Mormedi is a strategic design and innovation consultancy founded in 1998 by Jaime Moreno. The company is headquartered in Madrid, with a presence in Mexico City and Tokyo. Moreno describes the company as a “global boutique” as the majority of the company’s clients are outside of Spain, with the EU, USA, Latin America, Japan, and Korea being major markets.

Mormedi offers services including service design, physical design (space and product design), digital innovation, business model innovation and strategic foresight.

The company is a multicultural team that includes anthropologists sociologists, business strategists, architects, product designers, service designers, UX/UI designers, engineers, marketeers, storytelling and branding specialists, as well as a network of international experts.

Mormedi’s work has received numerous design awards, including International Forum Design awards (iF), Red Dot, German Design Awards, and GOOD design awards.

In 2015, Jaime Moreno was awarded the highest design honour in Spain, the National Design Award.

==Evolution==
Mormedi's roots lie in Industrial design but the company has expanded its capabilities and evolved to an integral offering that covers the whole process from strategy to implementation. Their core services include strategic design, industrial design, user interface, environmental design and transport.

==Designs and clients==
The company focuses on the transportation and mobility, “connected services” (which includes IoT and digital touchpoints for brands), “connected spaces” (retail and commercial) and financial services sectors.

In mobility, the company designs integrated services and touchpoints across the physical and the digital.

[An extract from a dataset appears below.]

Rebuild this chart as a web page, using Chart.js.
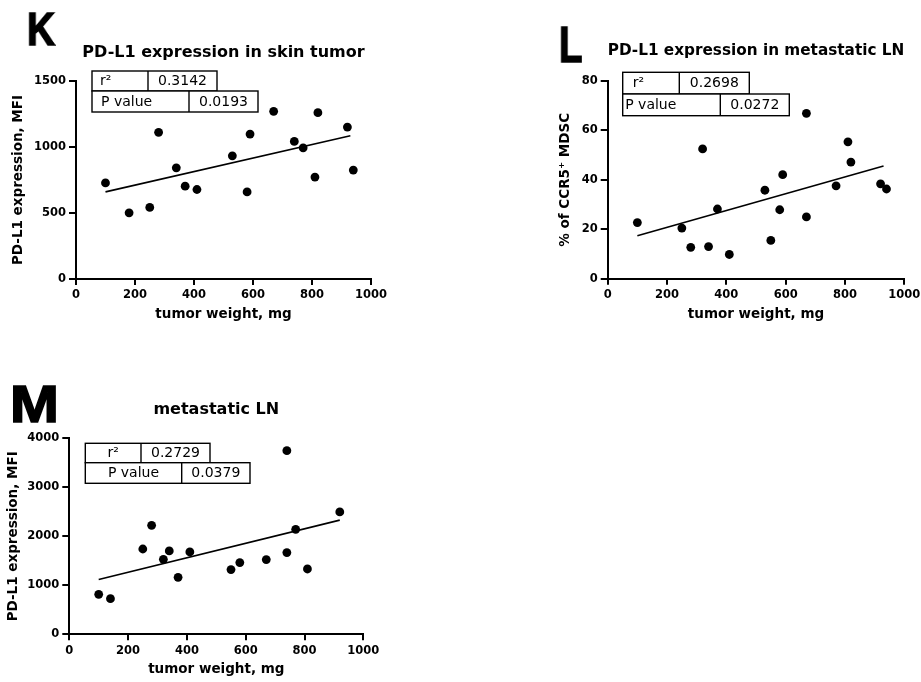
<!DOCTYPE html>
<html><head><meta charset="utf-8">
<script src="https://cdn.jsdelivr.net/npm/chart.js@4.4.1/dist/chart.umd.min.js"></script>
<style>
html,body{margin:0;padding:0;background:#fff;width:921px;height:682px;overflow:hidden;position:relative;}
canvas{position:absolute;}
.lt{position:absolute;font-family:'Liberation Sans',Arial,sans-serif;font-weight:bold;line-height:1;transform-origin:0 0;color:#000;white-space:nowrap;-webkit-text-stroke:1.6px #000;filter:grayscale(100%);will-change:transform;}
</style></head><body>
<div class="lt" style="left:27px;top:6px;font-size:46px;transform:scaleX(0.84)">K</div>
<div class="lt" style="left:559px;top:20.4px;font-size:50px;transform:scaleX(0.77)">L</div>
<div class="lt" style="left:9.5px;top:378.5px;font-size:51px;transform:scaleX(1.15)">M</div>
<canvas id="cK" width="410" height="340" style="left:0;top:0;width:410px;height:340px"></canvas>
<canvas id="cL" width="400" height="340" style="left:530px;top:0;width:400px;height:340px"></canvas>
<canvas id="cM" width="410" height="327" style="left:0;top:355px;width:410px;height:327px"></canvas>
<script>
// ---- data ----
const xTicks = [0, 200, 400, 600, 800, 1000];
const statLabels = ['r\u00B2', 'P value'];

// K: PD-L1 expression in skin tumor
const kTumorWeight = [100,180,250,280,340,370,410,530,580,590,670,740,770,810,820,920,940];
const kPdl1Skin    = [728,501,542,1111,842,703,678,933,660,1098,1270,1042,994,772,1260,1151,825];
const kFitX = [100, 930];
const kFitY = [660, 1085];
const kStats = ['0.3142', '0.0193'];

// L: PD-L1 expression in metastatic LN (% CCR5+ MDSC)
const lTumorWeight = [100,250,280,320,340,370,410,530,550,580,590,670,670,770,810,820,920,940];
const lCcr5Mdsc    = [22.7,20.5,12.7,52.5,13,28.2,9.8,35.8,15.5,27.9,42.1,66.9,25,37.6,55.4,47.2,38.4,36.3];
const lFitX = [100, 930];
const lFitY = [17.4, 45.6];
const lStats = ['0.2698', '0.0272'];

// M: metastatic LN
const mTumorWeight = [100,140,250,280,320,340,370,410,550,580,670,740,740,770,810,920];
const mPdl1LN      = [816,728,1741,2224,1531,1701,1163,1680,1320,1463,1524,3748,1667,2143,1333,2497];
const mFitX = [100, 920];
const mFitY = [1120, 2330];
const mStats = ['0.2729', '0.0379'];

// ---- drawing ----
const FONT = "'DejaVu Sans', 'Liberation Sans', sans-serif";

const statTablePlugin = {
  id: 'statTable',
  afterDatasetsDraw(chart, args, o) {
    if (!o || !o.rows) return;
    const ctx = chart.ctx;
    ctx.save();
    ctx.lineWidth = 1.4;
    ctx.strokeStyle = '#000';
    ctx.font = '14px ' + FONT;
    ctx.textBaseline = 'middle';
    o.rows.forEach((r, i) => {
      ctx.fillStyle = '#fff';
      ctx.fillRect(r.x, r.y, r.w, r.h);
      ctx.strokeRect(r.x, r.y, r.w, r.h);
      ctx.beginPath(); ctx.moveTo(r.div, r.y); ctx.lineTo(r.div, r.y + r.h); ctx.stroke();
      ctx.fillStyle = '#000';
      const cy = r.y + r.h / 2 + 0.5;
      if (r.labelInset != null) {
        ctx.textAlign = 'left';
        ctx.fillText(o.labels[i], r.x + r.labelInset, cy);
      } else {
        ctx.textAlign = 'center';
        ctx.fillText(o.labels[i], (r.x + r.div) / 2, cy);
      }
      ctx.textAlign = 'center';
      ctx.fillText(o.values[i], (r.div + r.x + r.w) / 2, cy);
    });
    ctx.restore();
  }
};

function pts(xs, ys) { return xs.map((v, i) => ({x: v, y: ys[i]})); }
const plain = v => String(v);

function buildChart(id, c) {
  return new Chart(document.getElementById(id), {
    type: 'scatter',
    data: { datasets: [
      { data: pts(c.x, c.y), backgroundColor: '#000', borderColor: '#000', borderWidth: 0,
        pointRadius: 4.4, pointHoverRadius: 4.4 },
      { type: 'line', data: pts(c.fitX, c.fitY), borderColor: '#000', borderWidth: 1.6,
        pointRadius: 0, fill: false, tension: 0 }
    ]},
    options: {
      responsive: false, animation: false, events: [],
      layout: { padding: { left: 0, top: 0, right: c.padRight, bottom: c.padBottom } },
      plugins: {
        legend: { display: false }, tooltip: { enabled: false },
        title: { display: true, text: c.title, fullSize: false, color: '#000',
          font: { family: FONT, weight: 'bold', size: 16, lineHeight: 1.2 },
          padding: { top: c.titleTop, bottom: c.titleBottom } },
        statTable: { rows: c.rows, labels: statLabels, values: c.stats }
      },
      scales: {
        x: { type: 'linear', min: 0, max: 1000,
          afterBuildTicks: s => { s.ticks = xTicks.map(v => ({value: v})); },
          ticks: { color: '#000', font: { family: FONT, weight: 'bold', size: 11.5 }, padding: 3.5, maxRotation: 0, callback: plain },
          grid: { display: true, drawOnChartArea: false, drawTicks: true, tickLength: 6, color: '#000', lineWidth: 2 },
          border: { display: true, color: '#000', width: 2 },
          title: { display: true, text: 'tumor weight, mg', color: '#000',
            font: { family: FONT, weight: 'bold', size: 13.5, lineHeight: 1.2 }, padding: { top: 0, bottom: 1.4 } },
          afterFit: s => { s.height = 45; }
        },
        y: { type: 'linear', min: 0, max: c.yMax,
          afterBuildTicks: s => { s.ticks = c.yTicks.map(v => ({value: v})); },
          ticks: { color: '#000', font: { family: FONT, weight: 'bold', size: 11.5 }, padding: 3, callback: plain },
          grid: { display: true, drawOnChartArea: false, drawTicks: true, tickLength: 7, color: '#000', lineWidth: 2 },
          border: { display: true, color: '#000', width: 2 },
          title: { display: true, text: c.yTitle, color: '#000',
            font: { family: FONT, weight: 'bold', size: 13.5, lineHeight: 1.2 }, padding: { top: c.yTitlePad, bottom: 0 } },
          afterFit: s => { s.width = c.yW; }
        }
      }
    },
    plugins: [statTablePlugin]
  });
}

buildChart('cK', {
  x: kTumorWeight, y: kPdl1Skin, fitX: kFitX, fitY: kFitY, stats: kStats,
  title: 'PD-L1 expression in skin tumor', titleTop: 42.9, titleBottom: 18.9,
  yTitle: 'PD-L1 expression, MFI', yTitlePad: 9.9, yW: 76, yMax: 1500, yTicks: [0, 500, 1000, 1500],
  padRight: 39, padBottom: 16,
  rows: [ {x: 92, y: 71, w: 125, h: 20, div: 148, labelInset: 8},
          {x: 92, y: 91, w: 166, h: 21, div: 189, labelInset: 9} ]
});

buildChart('cL', {
  x: lTumorWeight, y: lCcr5Mdsc, fitX: lFitX, fitY: lFitY, stats: lStats,
  title: 'PD-L1 expression in metastatic LN', titleTop: 41.2, titleBottom: 20.6,
  yTitle: '% of CCR5\u207A MDSC', yTitlePad: 27.4, yW: 77.7, yMax: 80, yTicks: [0, 20, 40, 60, 80],
  padRight: 25.7, padBottom: 16.3,
  rows: [ {x: 92.7, y: 72.3, w: 126.6, h: 21.7, div: 149.3, labelInset: 10},
          {x: 92.7, y: 94, w: 166.6, h: 21.7, div: 190.3, labelInset: 2.5} ]
});

buildChart('cM', {
  x: mTumorWeight, y: mPdl1LN, fitX: mFitX, fitY: mFitY, stats: mStats,
  title: 'metastatic LN', titleTop: 45.4, titleBottom: 18.7,
  yTitle: 'PD-L1 expression, MFI', yTitlePad: 5.1, yW: 69.3, yMax: 4000, yTicks: [0, 1000, 2000, 3000, 4000],
  padRight: 46.7, padBottom: 2.7,
  rows: [ {x: 85.3, y: 88.3, w: 124.7, h: 19.4, div: 141},
          {x: 85.3, y: 107.7, w: 164.7, h: 20.6, div: 181.7} ]
});
</script>
</body></html>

This has included Spain’s commuter rail stations (known as Cercanías), work in aviation for companies including Iberia and Airbus, the design of the cargo transport system for HyperloopTT, and the digital, service, and vehicle concept for an autonomous vehicle.

In connected services, Mormedi works with companies such as Mitsubishi Electric in Japan, LG Electronics in Korea, and regularly works with Telefónica across service design and has designed devices including the Movistar Home and Home Gateway Units.

In connected spaces, Mormedi has worked on retail store design for a number of fashion brands and duty-free stores, as well as automated and unmanned retail, redesigned the employee experience for BBVA, and worked on the branch experience for banks including Banco Pichincha and Banco Santander.

In financial services, the company has worked across Europe, the Middle East, Latin America, and Australia for clients including Banco Santander, BBVA, and Bankia.

==Corporate==
Headquartered in Madrid Mormedi has representations in Asia and collaborates with a tight network of external experts.